The conclusion is that (1) temporal classifiers could be used to detect defects and anomalies in the temporal metadata (running the classifier on a text with known publication year and checking manually if the discrepancy is too high) and (2) there is still some room for improvement (e.g. by better filtering texts with high level of OCR noise) for RetroC data.

Fig. 3.
figure 3

Publication dates – years expected vs guessed (dev-1 set)

7 Conclusions and Further Work

We have presented two releases of RetroC, a Polish corpus for evaluating temporal classifiers, and reported initial results for certain methods.

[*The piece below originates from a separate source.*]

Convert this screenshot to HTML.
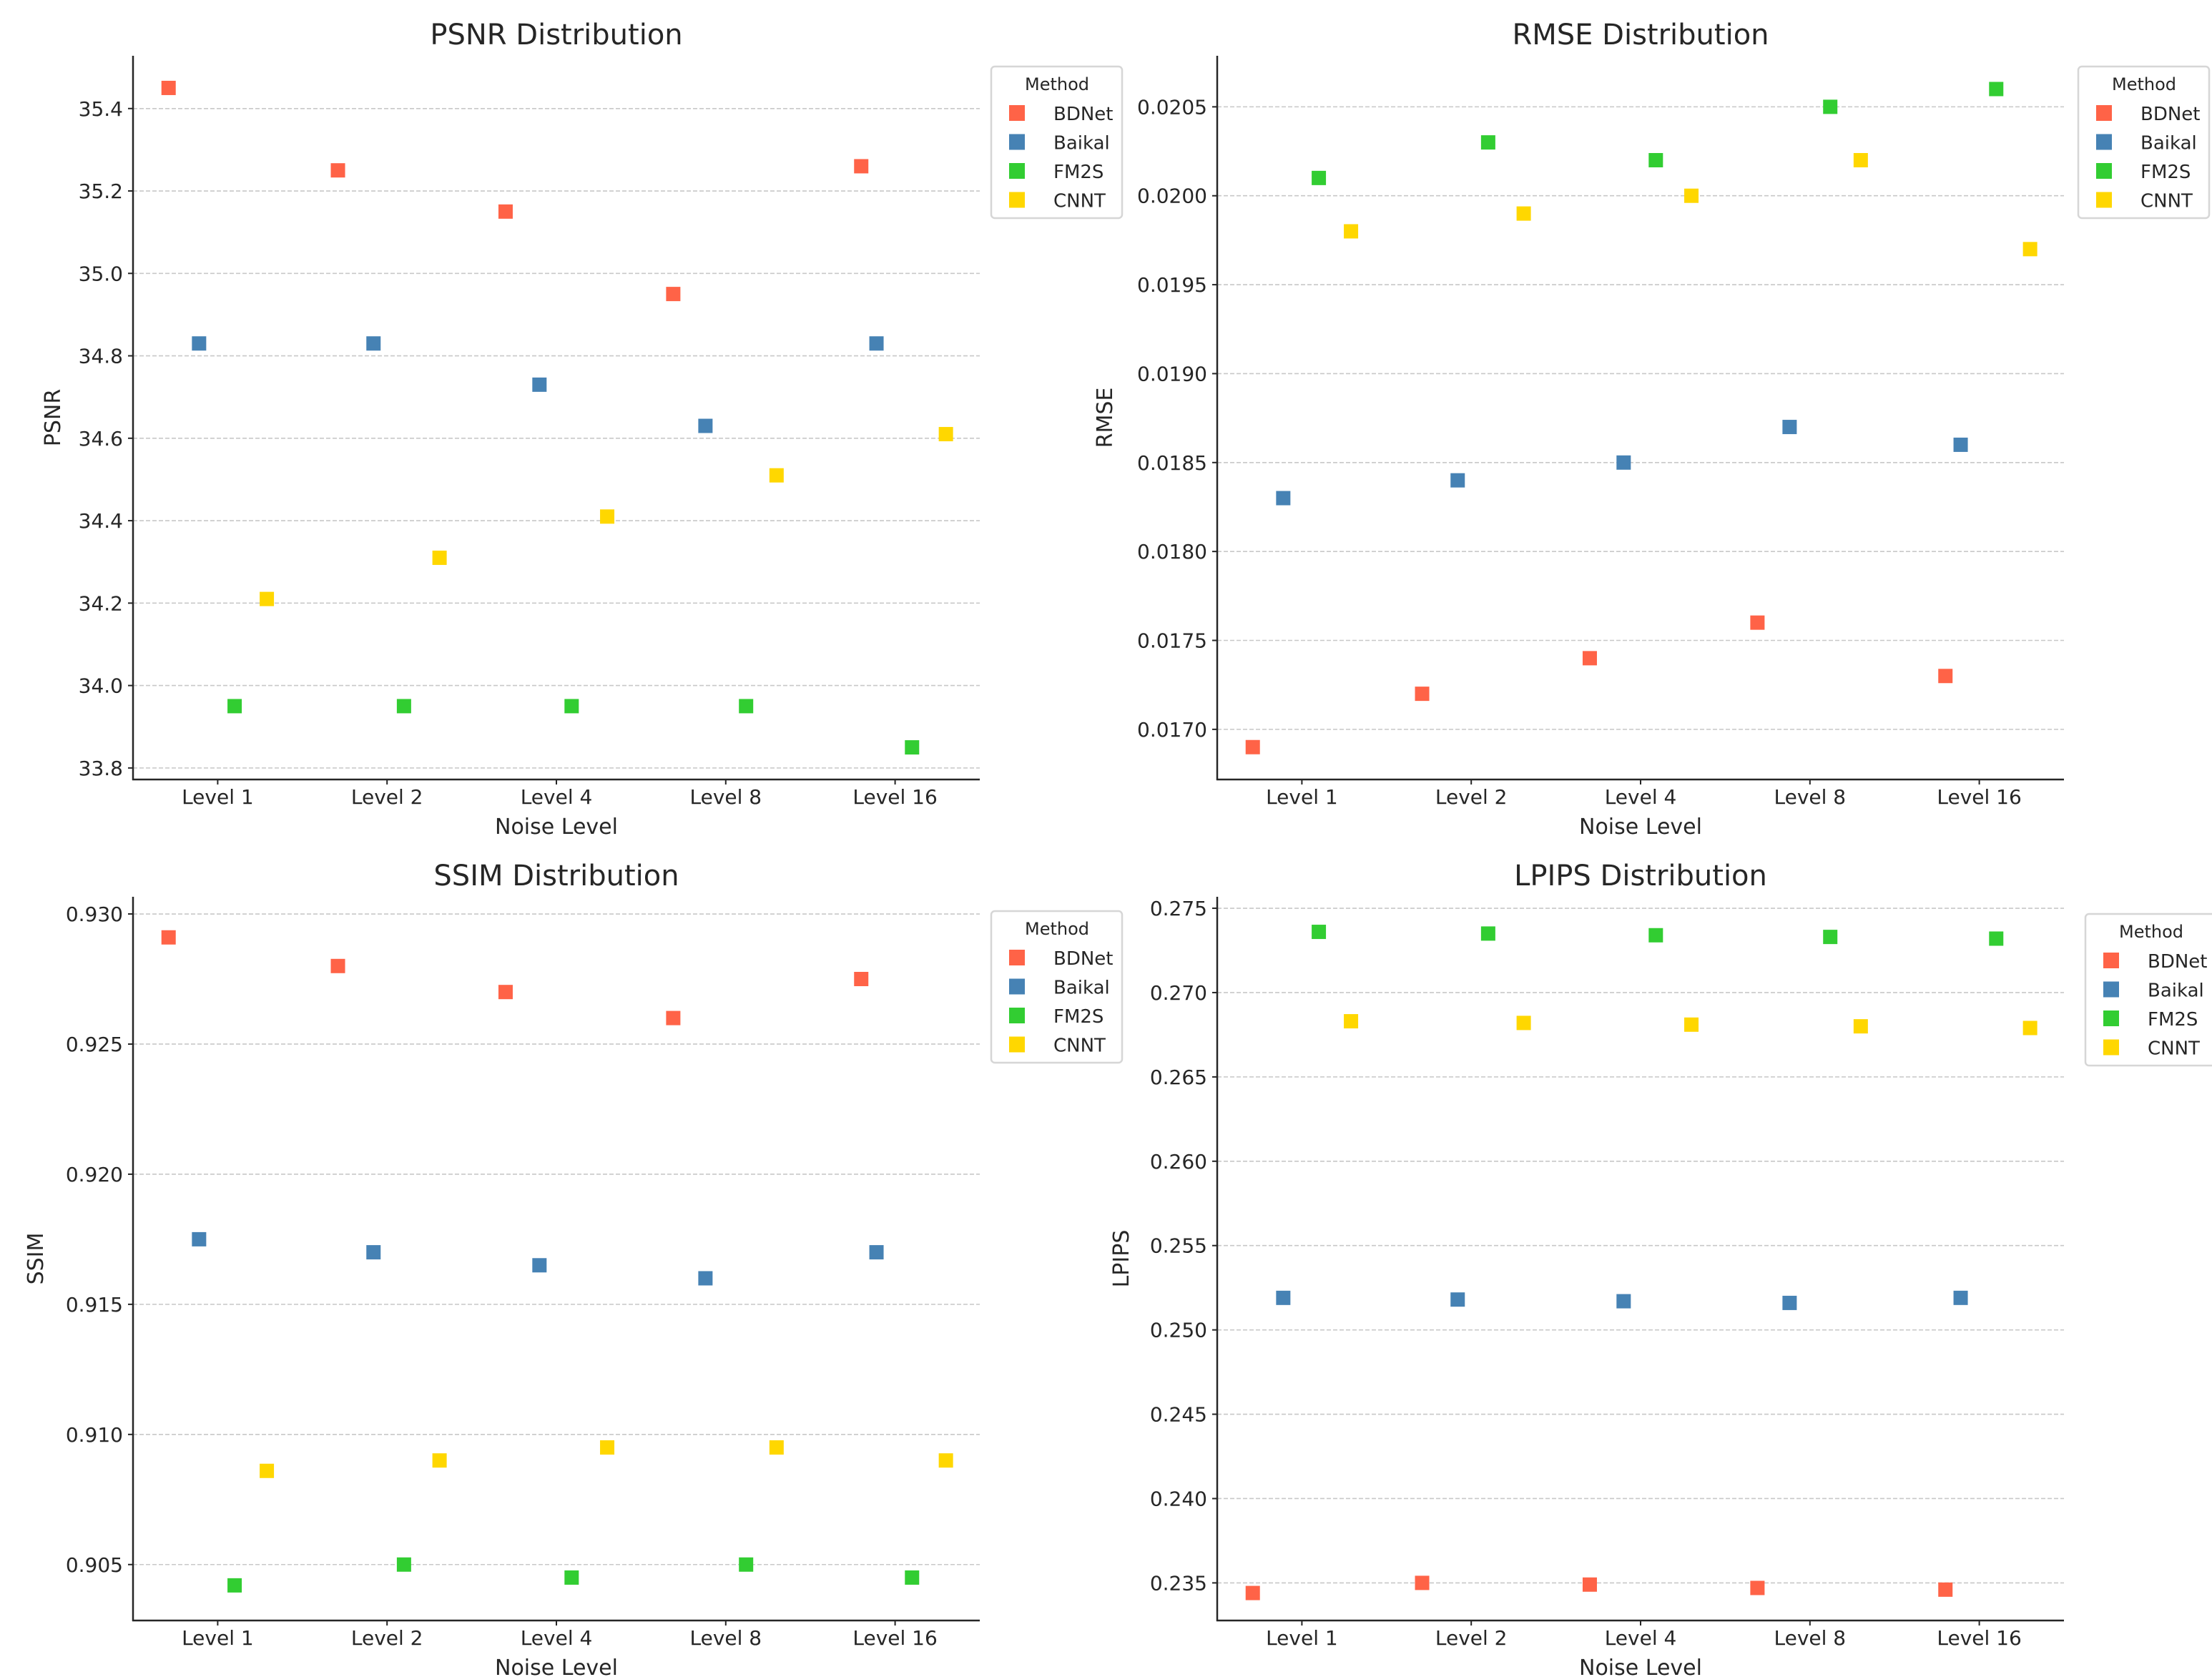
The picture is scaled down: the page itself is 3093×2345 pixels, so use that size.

It has been shown that automatic dating can be treated as a regression problem, and that a standard machine learning tool (Vowpal Wabbit) can be used to obtain fairly good results.

For future work, we plan to implement all the advanced classification methods known in the literature for other languages, and compare and combine them with the regression methods. Also, we plan to use the temporal classifier trained on RetroC data for detecting old text fragments in large Web corpora.